-- begin Source excerpt --

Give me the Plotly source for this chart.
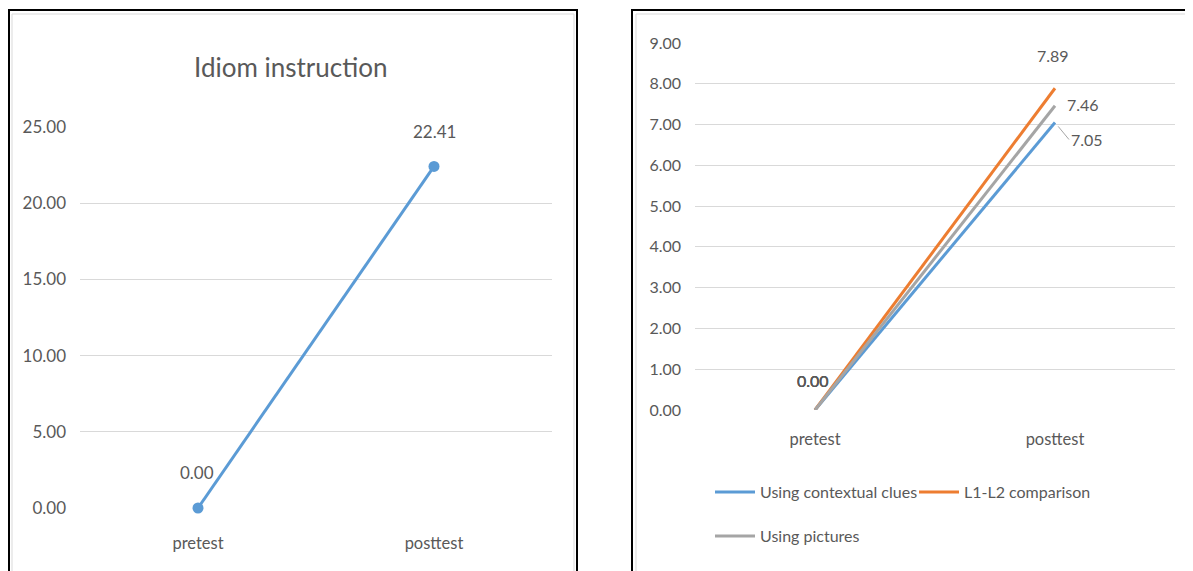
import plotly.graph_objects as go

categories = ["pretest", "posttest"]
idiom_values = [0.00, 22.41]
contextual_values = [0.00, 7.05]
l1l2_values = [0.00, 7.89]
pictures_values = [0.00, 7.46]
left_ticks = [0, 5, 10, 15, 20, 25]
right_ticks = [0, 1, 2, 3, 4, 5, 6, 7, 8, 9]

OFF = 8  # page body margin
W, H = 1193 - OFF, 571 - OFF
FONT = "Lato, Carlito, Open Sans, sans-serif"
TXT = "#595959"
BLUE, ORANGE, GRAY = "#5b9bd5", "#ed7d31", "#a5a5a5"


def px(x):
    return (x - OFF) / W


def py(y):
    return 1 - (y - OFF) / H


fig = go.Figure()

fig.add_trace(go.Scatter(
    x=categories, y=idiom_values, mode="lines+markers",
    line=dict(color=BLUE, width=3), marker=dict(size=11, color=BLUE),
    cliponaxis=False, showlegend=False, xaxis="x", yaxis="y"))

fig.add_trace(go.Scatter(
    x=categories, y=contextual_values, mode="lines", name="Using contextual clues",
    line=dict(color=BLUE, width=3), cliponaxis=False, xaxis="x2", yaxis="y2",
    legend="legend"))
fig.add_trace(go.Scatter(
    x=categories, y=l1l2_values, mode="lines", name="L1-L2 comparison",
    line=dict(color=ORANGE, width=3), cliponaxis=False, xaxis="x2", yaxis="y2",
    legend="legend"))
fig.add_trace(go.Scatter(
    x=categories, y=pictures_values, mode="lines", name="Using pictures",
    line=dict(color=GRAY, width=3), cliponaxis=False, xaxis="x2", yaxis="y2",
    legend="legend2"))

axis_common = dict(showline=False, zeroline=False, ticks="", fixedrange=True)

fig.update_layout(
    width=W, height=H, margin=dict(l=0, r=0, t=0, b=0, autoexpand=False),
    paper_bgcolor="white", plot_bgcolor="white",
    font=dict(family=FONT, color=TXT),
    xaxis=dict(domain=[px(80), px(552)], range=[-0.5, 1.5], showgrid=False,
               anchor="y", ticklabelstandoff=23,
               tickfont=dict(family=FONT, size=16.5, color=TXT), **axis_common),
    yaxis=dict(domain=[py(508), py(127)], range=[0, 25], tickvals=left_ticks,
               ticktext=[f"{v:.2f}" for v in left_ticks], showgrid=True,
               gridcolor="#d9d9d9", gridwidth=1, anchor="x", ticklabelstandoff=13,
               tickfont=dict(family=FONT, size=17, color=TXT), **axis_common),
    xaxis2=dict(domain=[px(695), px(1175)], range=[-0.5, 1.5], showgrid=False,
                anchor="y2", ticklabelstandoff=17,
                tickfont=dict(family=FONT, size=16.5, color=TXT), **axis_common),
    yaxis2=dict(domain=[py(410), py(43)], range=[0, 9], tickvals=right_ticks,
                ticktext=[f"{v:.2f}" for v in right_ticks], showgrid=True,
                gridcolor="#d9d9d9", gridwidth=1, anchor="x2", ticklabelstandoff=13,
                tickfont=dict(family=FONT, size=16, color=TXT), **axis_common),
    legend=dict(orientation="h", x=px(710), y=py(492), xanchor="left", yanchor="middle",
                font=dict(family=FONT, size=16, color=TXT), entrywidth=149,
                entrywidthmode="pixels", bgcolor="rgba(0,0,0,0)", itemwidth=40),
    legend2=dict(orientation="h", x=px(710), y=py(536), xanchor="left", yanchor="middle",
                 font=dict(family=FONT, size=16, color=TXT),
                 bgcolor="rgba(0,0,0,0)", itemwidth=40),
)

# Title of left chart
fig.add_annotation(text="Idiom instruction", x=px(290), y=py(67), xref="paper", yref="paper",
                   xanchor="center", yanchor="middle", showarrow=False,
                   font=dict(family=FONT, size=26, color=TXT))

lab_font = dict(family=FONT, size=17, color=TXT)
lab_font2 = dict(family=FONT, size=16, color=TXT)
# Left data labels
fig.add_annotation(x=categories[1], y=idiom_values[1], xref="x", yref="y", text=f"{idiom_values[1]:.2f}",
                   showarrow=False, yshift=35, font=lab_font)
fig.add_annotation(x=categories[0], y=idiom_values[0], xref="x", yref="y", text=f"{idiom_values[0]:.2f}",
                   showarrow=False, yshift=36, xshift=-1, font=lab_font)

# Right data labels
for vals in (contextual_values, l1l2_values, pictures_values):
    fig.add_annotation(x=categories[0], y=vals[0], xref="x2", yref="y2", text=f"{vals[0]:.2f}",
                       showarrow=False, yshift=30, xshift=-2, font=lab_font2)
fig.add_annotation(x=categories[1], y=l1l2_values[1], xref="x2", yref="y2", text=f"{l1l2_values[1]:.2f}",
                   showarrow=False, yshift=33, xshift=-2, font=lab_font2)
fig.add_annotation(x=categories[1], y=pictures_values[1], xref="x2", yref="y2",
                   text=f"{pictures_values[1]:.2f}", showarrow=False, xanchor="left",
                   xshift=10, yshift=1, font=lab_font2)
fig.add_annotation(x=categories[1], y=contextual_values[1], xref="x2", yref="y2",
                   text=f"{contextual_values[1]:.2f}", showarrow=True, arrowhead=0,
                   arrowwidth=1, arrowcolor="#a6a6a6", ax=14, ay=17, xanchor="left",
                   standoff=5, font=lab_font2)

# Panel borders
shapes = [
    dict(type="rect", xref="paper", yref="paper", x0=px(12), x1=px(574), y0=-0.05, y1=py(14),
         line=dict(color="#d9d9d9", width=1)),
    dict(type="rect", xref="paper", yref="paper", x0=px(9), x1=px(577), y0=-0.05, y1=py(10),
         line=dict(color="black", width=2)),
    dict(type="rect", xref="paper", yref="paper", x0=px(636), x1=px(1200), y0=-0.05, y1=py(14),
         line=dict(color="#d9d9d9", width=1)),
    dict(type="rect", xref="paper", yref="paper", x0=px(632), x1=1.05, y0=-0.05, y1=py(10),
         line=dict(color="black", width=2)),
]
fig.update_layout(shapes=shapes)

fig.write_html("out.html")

-- end Source excerpt --

## Given exercise
Each line of the data is to be duplicated exactly; pictures stay out of the copy.

## Solution
Give me the Plotly source for this chart.
import plotly.graph_objects as go

categories = ["pretest", "posttest"]
idiom_values = [0.00, 22.41]
contextual_values = [0.00, 7.05]
l1l2_values = [0.00, 7.89]
pictures_values = [0.00, 7.46]
left_ticks = [0, 5, 10, 15, 20, 25]
right_ticks = [0, 1, 2, 3, 4, 5, 6, 7, 8, 9]

OFF = 8  # page body margin
W, H = 1193 - OFF, 571 - OFF
FONT = "Lato, Carlito, Open Sans, sans-serif"
TXT = "#595959"
BLUE, ORANGE, GRAY = "#5b9bd5", "#ed7d31", "#a5a5a5"


def px(x):
    return (x - OFF) / W


def py(y):
    return 1 - (y - OFF) / H


fig = go.Figure()

fig.add_trace(go.Scatter(
    x=categories, y=idiom_values, mode="lines+markers",
    line=dict(color=BLUE, width=3), marker=dict(size=11, color=BLUE),
    cliponaxis=False, showlegend=False, xaxis="x", yaxis="y"))

fig.add_trace(go.Scatter(
    x=categories, y=contextual_values, mode="lines", name="Using contextual clues",
    line=dict(color=BLUE, width=3), cliponaxis=False, xaxis="x2", yaxis="y2",
    legend="legend"))
fig.add_trace(go.Scatter(
    x=categories, y=l1l2_values, mode="lines", name="L1-L2 comparison",
    line=dict(color=ORANGE, width=3), cliponaxis=False, xaxis="x2", yaxis="y2",
    legend="legend"))
fig.add_trace(go.Scatter(
    x=categories, y=pictures_values, mode="lines", name="Using pictures",
    line=dict(color=GRAY, width=3), cliponaxis=False, xaxis="x2", yaxis="y2",
    legend="legend2"))

axis_common = dict(showline=False, zeroline=False, ticks="", fixedrange=True)

fig.update_layout(
    width=W, height=H, margin=dict(l=0, r=0, t=0, b=0, autoexpand=False),
    paper_bgcolor="white", plot_bgcolor="white",
    font=dict(family=FONT, color=TXT),
    xaxis=dict(domain=[px(80), px(552)], range=[-0.5, 1.5], showgrid=False,
               anchor="y", ticklabelstandoff=23,
               tickfont=dict(family=FONT, size=16.5, color=TXT), **axis_common),
    yaxis=dict(domain=[py(508), py(127)], range=[0, 25], tickvals=left_ticks,
               ticktext=[f"{v:.2f}" for v in left_ticks], showgrid=True,
               gridcolor="#d9d9d9", gridwidth=1, anchor="x", ticklabelstandoff=13,
               tickfont=dict(family=FONT, size=17, color=TXT), **axis_common),
    xaxis2=dict(domain=[px(695), px(1175)], range=[-0.5, 1.5], showgrid=False,
                anchor="y2", ticklabelstandoff=17,
                tickfont=dict(family=FONT, size=16.5, color=TXT), **axis_common),
    yaxis2=dict(domain=[py(410), py(43)], range=[0, 9], tickvals=right_ticks,
                ticktext=[f"{v:.2f}" for v in right_ticks], showgrid=True,
                gridcolor="#d9d9d9", gridwidth=1, anchor="x2", ticklabelstandoff=13,
                tickfont=dict(family=FONT, size=16, color=TXT), **axis_common),
    legend=dict(orientation="h", x=px(710), y=py(492), xanchor="left", yanchor="middle",
                font=dict(family=FONT, size=16, color=TXT), entrywidth=149,
                entrywidthmode="pixels", bgcolor="rgba(0,0,0,0)", itemwidth=40),
    legend2=dict(orientation="h", x=px(710), y=py(536), xanchor="left", yanchor="middle",
                 font=dict(family=FONT, size=16, color=TXT),
                 bgcolor="rgba(0,0,0,0)", itemwidth=40),
)

# Title of left chart
fig.add_annotation(text="Idiom instruction", x=px(290), y=py(67), xref="paper", yref="paper",
                   xanchor="center", yanchor="middle", showarrow=False,
                   font=dict(family=FONT, size=26, color=TXT))

lab_font = dict(family=FONT, size=17, color=TXT)
lab_font2 = dict(family=FONT, size=16, color=TXT)
# Left data labels
fig.add_annotation(x=categories[1], y=idiom_values[1], xref="x", yref="y", text=f"{idiom_values[1]:.2f}",
                   showarrow=False, yshift=35, font=lab_font)
fig.add_annotation(x=categories[0], y=idiom_values[0], xref="x", yref="y", text=f"{idiom_values[0]:.2f}",
                   showarrow=False, yshift=36, xshift=-1, font=lab_font)

# Right data labels
for vals in (contextual_values, l1l2_values, pictures_values):
    fig.add_annotation(x=categories[0], y=vals[0], xref="x2", yref="y2", text=f"{vals[0]:.2f}",
                       showarrow=False, yshift=30, xshift=-2, font=lab_font2)
fig.add_annotation(x=categories[1], y=l1l2_values[1], xref="x2", yref="y2", text=f"{l1l2_values[1]:.2f}",
                   showarrow=False, yshift=33, xshift=-2, font=lab_font2)
fig.add_annotation(x=categories[1], y=pictures_values[1], xref="x2", yref="y2",
                   text=f"{pictures_values[1]:.2f}", showarrow=False, xanchor="left",
                   xshift=10, yshift=1, font=lab_font2)
fig.add_annotation(x=categories[1], y=contextual_values[1], xref="x2", yref="y2",
                   text=f"{contextual_values[1]:.2f}", showarrow=True, arrowhead=0,
                   arrowwidth=1, arrowcolor="#a6a6a6", ax=14, ay=17, xanchor="left",
                   standoff=5, font=lab_font2)

# Panel borders
shapes = [
    dict(type="rect", xref="paper", yref="paper", x0=px(12), x1=px(574), y0=-0.05, y1=py(14),
         line=dict(color="#d9d9d9", width=1)),
    dict(type="rect", xref="paper", yref="paper", x0=px(9), x1=px(577), y0=-0.05, y1=py(10),
         line=dict(color="black", width=2)),
    dict(type="rect", xref="paper", yref="paper", x0=px(636), x1=px(1200), y0=-0.05, y1=py(14),
         line=dict(color="#d9d9d9", width=1)),
    dict(type="rect", xref="paper", yref="paper", x0=px(632), x1=1.05, y0=-0.05, y1=py(10),
         line=dict(color="black", width=2)),
]
fig.update_layout(shapes=shapes)

fig.write_html("out.html")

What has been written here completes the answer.